Output the material beneath this task exactly, images excluded.

GIVEN MATERIAL:
★ ★ ★ ★ ★

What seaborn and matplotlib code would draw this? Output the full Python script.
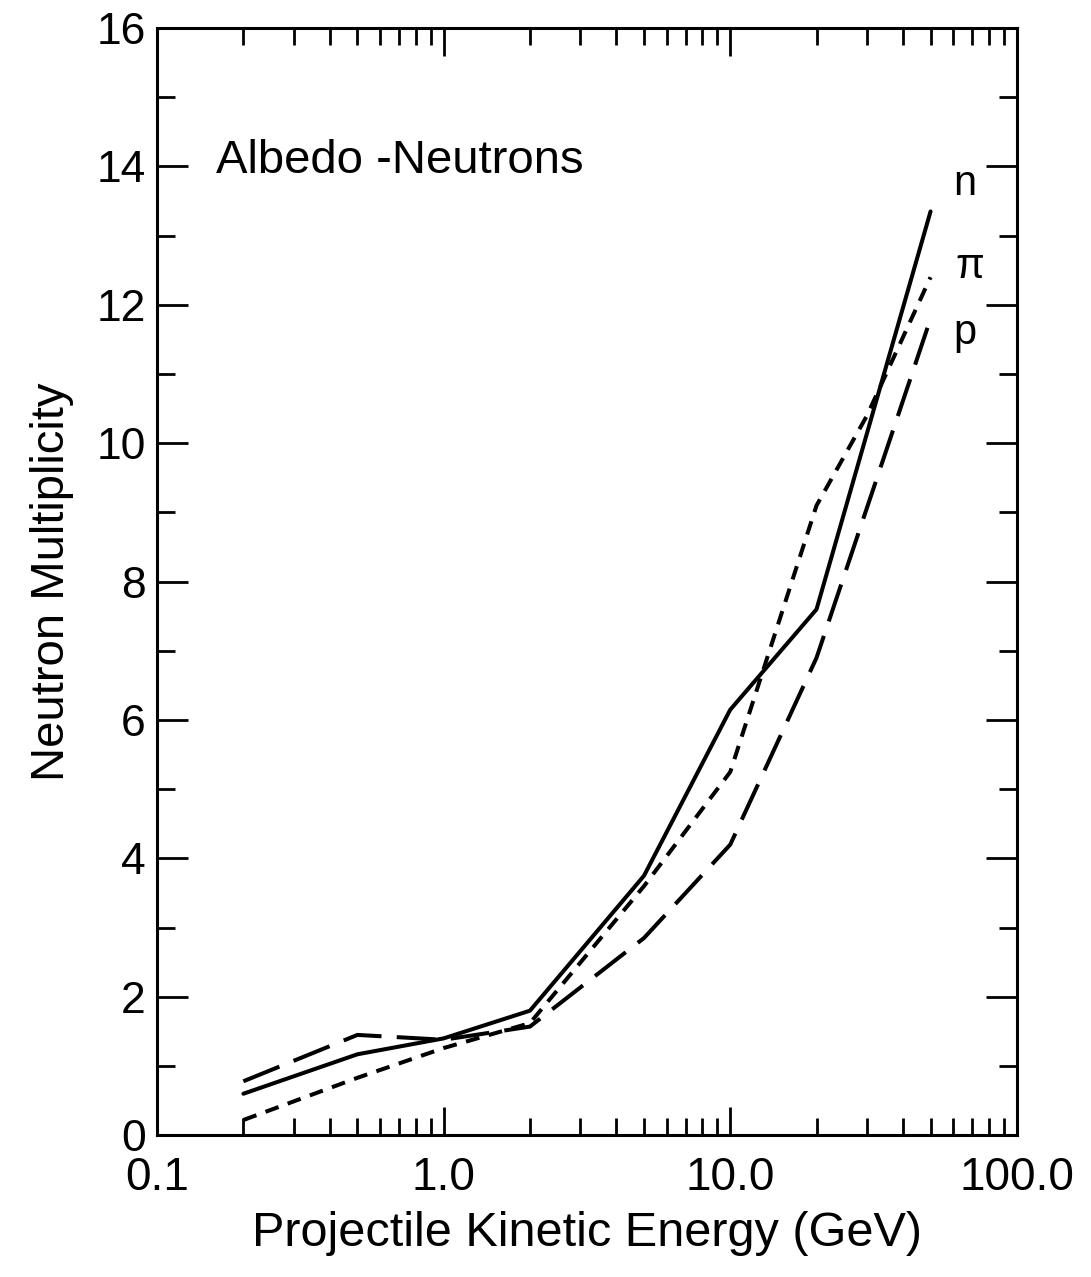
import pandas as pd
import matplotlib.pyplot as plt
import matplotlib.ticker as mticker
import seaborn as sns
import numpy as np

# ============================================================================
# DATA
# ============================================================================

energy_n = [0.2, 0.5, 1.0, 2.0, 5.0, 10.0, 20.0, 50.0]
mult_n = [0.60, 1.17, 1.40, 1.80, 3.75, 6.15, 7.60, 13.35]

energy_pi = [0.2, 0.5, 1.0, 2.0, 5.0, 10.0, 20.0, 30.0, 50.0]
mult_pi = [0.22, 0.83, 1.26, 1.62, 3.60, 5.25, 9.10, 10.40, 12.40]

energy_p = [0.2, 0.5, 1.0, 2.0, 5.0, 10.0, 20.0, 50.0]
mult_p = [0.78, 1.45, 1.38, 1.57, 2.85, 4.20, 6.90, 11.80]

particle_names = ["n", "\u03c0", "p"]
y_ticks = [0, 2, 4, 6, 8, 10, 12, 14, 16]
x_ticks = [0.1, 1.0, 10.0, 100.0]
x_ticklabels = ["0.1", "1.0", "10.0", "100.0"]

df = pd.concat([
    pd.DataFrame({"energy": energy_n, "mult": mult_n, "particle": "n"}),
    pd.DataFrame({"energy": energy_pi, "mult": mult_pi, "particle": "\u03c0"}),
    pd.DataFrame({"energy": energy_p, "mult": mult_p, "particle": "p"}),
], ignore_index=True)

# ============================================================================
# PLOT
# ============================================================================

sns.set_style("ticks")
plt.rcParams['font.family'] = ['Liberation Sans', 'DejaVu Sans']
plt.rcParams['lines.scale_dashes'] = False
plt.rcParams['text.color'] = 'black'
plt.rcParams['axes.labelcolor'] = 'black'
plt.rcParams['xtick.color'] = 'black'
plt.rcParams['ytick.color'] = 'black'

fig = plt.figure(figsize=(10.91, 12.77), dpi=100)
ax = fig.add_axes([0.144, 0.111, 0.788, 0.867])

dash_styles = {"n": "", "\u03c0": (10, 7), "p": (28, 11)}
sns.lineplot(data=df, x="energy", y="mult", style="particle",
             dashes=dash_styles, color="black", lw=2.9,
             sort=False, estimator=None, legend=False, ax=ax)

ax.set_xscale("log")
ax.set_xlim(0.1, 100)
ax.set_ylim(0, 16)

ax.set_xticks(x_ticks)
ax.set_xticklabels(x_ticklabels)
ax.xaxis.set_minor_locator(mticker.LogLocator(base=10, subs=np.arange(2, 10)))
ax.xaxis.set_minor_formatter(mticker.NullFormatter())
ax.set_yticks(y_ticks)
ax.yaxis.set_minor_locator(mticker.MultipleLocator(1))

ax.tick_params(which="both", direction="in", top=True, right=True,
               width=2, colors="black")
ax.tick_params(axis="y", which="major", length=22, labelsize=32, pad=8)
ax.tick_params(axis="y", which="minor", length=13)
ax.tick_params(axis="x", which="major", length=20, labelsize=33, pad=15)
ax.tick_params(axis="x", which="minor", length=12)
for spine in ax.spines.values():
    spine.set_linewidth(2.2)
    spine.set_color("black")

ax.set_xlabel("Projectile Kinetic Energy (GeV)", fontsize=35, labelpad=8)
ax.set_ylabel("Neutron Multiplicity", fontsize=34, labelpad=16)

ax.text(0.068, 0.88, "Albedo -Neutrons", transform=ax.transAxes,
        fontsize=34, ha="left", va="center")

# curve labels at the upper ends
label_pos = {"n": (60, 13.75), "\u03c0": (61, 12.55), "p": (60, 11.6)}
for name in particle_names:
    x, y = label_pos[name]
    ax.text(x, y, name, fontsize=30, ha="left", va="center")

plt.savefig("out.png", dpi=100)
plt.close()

★ ★ ★ ★ ★

SOLUTION FOR THIS TASK:
What seaborn and matplotlib code would draw this? Output the full Python script.
import pandas as pd
import matplotlib.pyplot as plt
import matplotlib.ticker as mticker
import seaborn as sns
import numpy as np

# ============================================================================
# DATA
# ============================================================================

energy_n = [0.2, 0.5, 1.0, 2.0, 5.0, 10.0, 20.0, 50.0]
mult_n = [0.60, 1.17, 1.40, 1.80, 3.75, 6.15, 7.60, 13.35]

energy_pi = [0.2, 0.5, 1.0, 2.0, 5.0, 10.0, 20.0, 30.0, 50.0]
mult_pi = [0.22, 0.83, 1.26, 1.62, 3.60, 5.25, 9.10, 10.40, 12.40]

energy_p = [0.2, 0.5, 1.0, 2.0, 5.0, 10.0, 20.0, 50.0]
mult_p = [0.78, 1.45, 1.38, 1.57, 2.85, 4.20, 6.90, 11.80]

particle_names = ["n", "\u03c0", "p"]
y_ticks = [0, 2, 4, 6, 8, 10, 12, 14, 16]
x_ticks = [0.1, 1.0, 10.0, 100.0]
x_ticklabels = ["0.1", "1.0", "10.0", "100.0"]

df = pd.concat([
    pd.DataFrame({"energy": energy_n, "mult": mult_n, "particle": "n"}),
    pd.DataFrame({"energy": energy_pi, "mult": mult_pi, "particle": "\u03c0"}),
    pd.DataFrame({"energy": energy_p, "mult": mult_p, "particle": "p"}),
], ignore_index=True)

# ============================================================================
# PLOT
# ============================================================================

sns.set_style("ticks")
plt.rcParams['font.family'] = ['Liberation Sans', 'DejaVu Sans']
plt.rcParams['lines.scale_dashes'] = False
plt.rcParams['text.color'] = 'black'
plt.rcParams['axes.labelcolor'] = 'black'
plt.rcParams['xtick.color'] = 'black'
plt.rcParams['ytick.color'] = 'black'

fig = plt.figure(figsize=(10.91, 12.77), dpi=100)
ax = fig.add_axes([0.144, 0.111, 0.788, 0.867])

dash_styles = {"n": "", "\u03c0": (10, 7), "p": (28, 11)}
sns.lineplot(data=df, x="energy", y="mult", style="particle",
             dashes=dash_styles, color="black", lw=2.9,
             sort=False, estimator=None, legend=False, ax=ax)

ax.set_xscale("log")
ax.set_xlim(0.1, 100)
ax.set_ylim(0, 16)

ax.set_xticks(x_ticks)
ax.set_xticklabels(x_ticklabels)
ax.xaxis.set_minor_locator(mticker.LogLocator(base=10, subs=np.arange(2, 10)))
ax.xaxis.set_minor_formatter(mticker.NullFormatter())
ax.set_yticks(y_ticks)
ax.yaxis.set_minor_locator(mticker.MultipleLocator(1))

ax.tick_params(which="both", direction="in", top=True, right=True,
               width=2, colors="black")
ax.tick_params(axis="y", which="major", length=22, labelsize=32, pad=8)
ax.tick_params(axis="y", which="minor", length=13)
ax.tick_params(axis="x", which="major", length=20, labelsize=33, pad=15)
ax.tick_params(axis="x", which="minor", length=12)
for spine in ax.spines.values():
    spine.set_linewidth(2.2)
    spine.set_color("black")

ax.set_xlabel("Projectile Kinetic Energy (GeV)", fontsize=35, labelpad=8)
ax.set_ylabel("Neutron Multiplicity", fontsize=34, labelpad=16)

ax.text(0.068, 0.88, "Albedo -Neutrons", transform=ax.transAxes,
        fontsize=34, ha="left", va="center")

# curve labels at the upper ends
label_pos = {"n": (60, 13.75), "\u03c0": (61, 12.55), "p": (60, 11.6)}
for name in particle_names:
    x, y = label_pos[name]
    ax.text(x, y, name, fontsize=30, ha="left", va="center")

plt.savefig("out.png", dpi=100)
plt.close()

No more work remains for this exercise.